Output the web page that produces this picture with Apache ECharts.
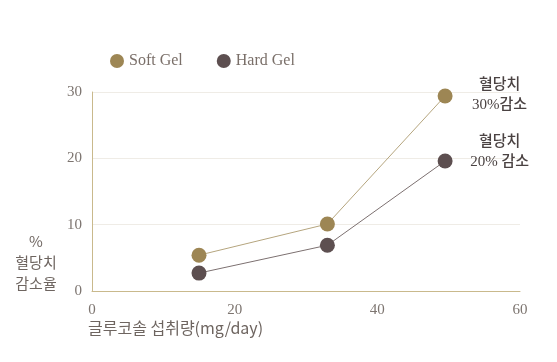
<!DOCTYPE html>
<html><head><meta charset="utf-8">
<script src="https://cdn.jsdelivr.net/npm/echarts@6/dist/echarts.min.js"></script>
<style>html,body{margin:0;padding:0;background:#fff}#c{width:557px;height:362px}</style>
</head><body><div id="c"></div>
<script>
const xValues = [15, 33, 49.5];
const softGel = [5.4, 10.1, 29.4];
const hardGel = [2.7, 6.9, 19.6];
const seriesNames = ['Soft Gel', 'Hard Gel'];
const xTicks = [0, 20, 40, 60];
const yTicks = [0, 10, 20, 30];
const softNote = '혈당치\n30%감소';
const hardNote = '혈당치\n20% 감소';
const yTitle = '%\n혈당치\n감소율';
const xTitle = '글루코솔 섭취량(mg/day)';

const serif = '"Liberation Serif", "Noto Sans CJK KR", serif';
const softColor = '#9d8654';
const hardColor = '#5d4f50';

function mk(vals, note, offY) {
  return vals.map((v, i) => {
    const item = { value: [xValues[i], v] };
    if (i === vals.length - 1) {
      item.label = {
        show: true, formatter: note, position: 'right', distance: 47,
        offset: [0, offY], align: 'center', fontSize: 15, lineHeight: 20,
        color: '#4a4242', fontFamily: serif, fontWeight: 500
      };
    }
    return item;
  });
}

const chart = echarts.init(document.getElementById('c'), null, { renderer: 'canvas' });
chart.setOption({
  animation: false,
  legend: {
    left: 105, top: 48, itemWidth: 14, itemHeight: 14, itemGap: 34, icon: 'circle',
    textStyle: { fontFamily: serif, fontSize: 16, color: '#7a6f69' },
    data: seriesNames
  },
  grid: { left: 92, right: 37, top: 92, bottom: 71, containLabel: false },
  xAxis: {
    type: 'value', min: xTicks[0], max: xTicks[xTicks.length - 1], interval: 20,
    axisLine: { show: true, lineStyle: { color: '#c9b98c', width: 1 } },
    axisTick: { show: false },
    splitLine: { show: false },
    axisLabel: { margin: 12, fontFamily: serif, fontSize: 15, color: '#7d7570' }
  },
  yAxis: {
    type: 'value', min: yTicks[0], max: yTicks[yTicks.length - 1], interval: 10,
    axisLine: { show: true, lineStyle: { color: '#c9b98c', width: 1 } },
    axisTick: { show: false },
    splitLine: { show: true, lineStyle: { color: '#efece6', width: 1 } },
    axisLabel: { margin: 10, fontFamily: serif, fontSize: 15, color: '#7d7570' }
  },
  graphic: [
    { type: 'text', x: 36, y: 231, style: { text: yTitle, font: '15px "Noto Sans CJK KR", serif', fill: '#6e6560', textAlign: 'center', lineHeight: 21 } },
    { type: 'text', left: 88, top: 320, style: { text: xTitle, font: '16px "Noto Sans CJK KR", serif', fill: '#6e6560' } }
  ],
  series: [
    { name: seriesNames[0], type: 'line', data: mk(softGel, softNote, -1), symbol: 'circle', symbolSize: 15,
      itemStyle: { color: softColor }, lineStyle: { color: '#b5a57e', width: 1 }, z: 3 },
    { name: seriesNames[1], type: 'line', data: mk(hardGel, hardNote, -9), symbol: 'circle', symbolSize: 15,
      itemStyle: { color: hardColor }, lineStyle: { color: '#7c7070', width: 1 }, z: 3 }
  ]
});
</script></body></html>
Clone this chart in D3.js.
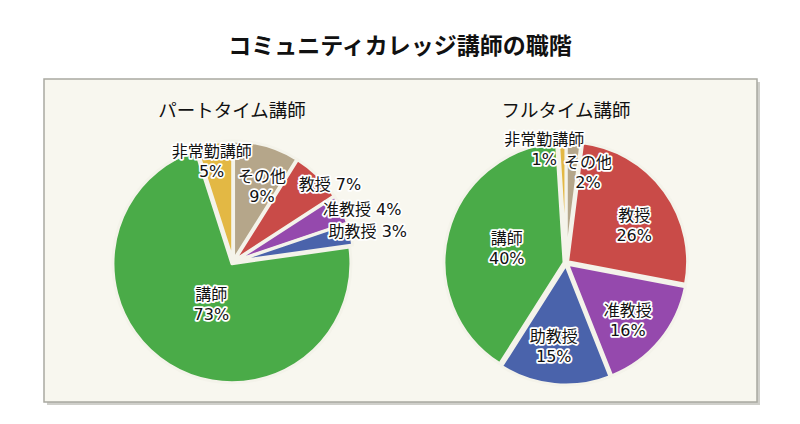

---

Exercise prompt — Repeat the material above verbatim, with no pictures in the output.

Written response —
Output the web page that produces this picture with Apache ECharts.
<!DOCTYPE html>
<html><head><meta charset="utf-8">
<script src="https://cdn.jsdelivr.net/npm/echarts@6/dist/echarts.min.js"></script>
<style>html,body{margin:0;padding:0;background:#fff}#c{width:557px;height:362px}</style>
</head><body><div id="c"></div>
<script>
const xValues = [15, 33, 49.5];
const softGel = [5.4, 10.1, 29.4];
const hardGel = [2.7, 6.9, 19.6];
const seriesNames = ['Soft Gel', 'Hard Gel'];
const xTicks = [0, 20, 40, 60];
const yTicks = [0, 10, 20, 30];
const softNote = '혈당치\n30%감소';
const hardNote = '혈당치\n20% 감소';
const yTitle = '%\n혈당치\n감소율';
const xTitle = '글루코솔 섭취량(mg/day)';

const serif = '"Liberation Serif", "Noto Sans CJK KR", serif';
const softColor = '#9d8654';
const hardColor = '#5d4f50';

function mk(vals, note, offY) {
  return vals.map((v, i) => {
    const item = { value: [xValues[i], v] };
    if (i === vals.length - 1) {
      item.label = {
        show: true, formatter: note, position: 'right', distance: 47,
        offset: [0, offY], align: 'center', fontSize: 15, lineHeight: 20,
        color: '#4a4242', fontFamily: serif, fontWeight: 500
      };
    }
    return item;
  });
}

const chart = echarts.init(document.getElementById('c'), null, { renderer: 'canvas' });
chart.setOption({
  animation: false,
  legend: {
    left: 105, top: 48, itemWidth: 14, itemHeight: 14, itemGap: 34, icon: 'circle',
    textStyle: { fontFamily: serif, fontSize: 16, color: '#7a6f69' },
    data: seriesNames
  },
  grid: { left: 92, right: 37, top: 92, bottom: 71, containLabel: false },
  xAxis: {
    type: 'value', min: xTicks[0], max: xTicks[xTicks.length - 1], interval: 20,
    axisLine: { show: true, lineStyle: { color: '#c9b98c', width: 1 } },
    axisTick: { show: false },
    splitLine: { show: false },
    axisLabel: { margin: 12, fontFamily: serif, fontSize: 15, color: '#7d7570' }
  },
  yAxis: {
    type: 'value', min: yTicks[0], max: yTicks[yTicks.length - 1], interval: 10,
    axisLine: { show: true, lineStyle: { color: '#c9b98c', width: 1 } },
    axisTick: { show: false },
    splitLine: { show: true, lineStyle: { color: '#efece6', width: 1 } },
    axisLabel: { margin: 10, fontFamily: serif, fontSize: 15, color: '#7d7570' }
  },
  graphic: [
    { type: 'text', x: 36, y: 231, style: { text: yTitle, font: '15px "Noto Sans CJK KR", serif', fill: '#6e6560', textAlign: 'center', lineHeight: 21 } },
    { type: 'text', left: 88, top: 320, style: { text: xTitle, font: '16px "Noto Sans CJK KR", serif', fill: '#6e6560' } }
  ],
  series: [
    { name: seriesNames[0], type: 'line', data: mk(softGel, softNote, -1), symbol: 'circle', symbolSize: 15,
      itemStyle: { color: softColor }, lineStyle: { color: '#b5a57e', width: 1 }, z: 3 },
    { name: seriesNames[1], type: 'line', data: mk(hardGel, hardNote, -9), symbol: 'circle', symbolSize: 15,
      itemStyle: { color: hardColor }, lineStyle: { color: '#7c7070', width: 1 }, z: 3 }
  ]
});
</script></body></html>
Clone this chart in D3.js.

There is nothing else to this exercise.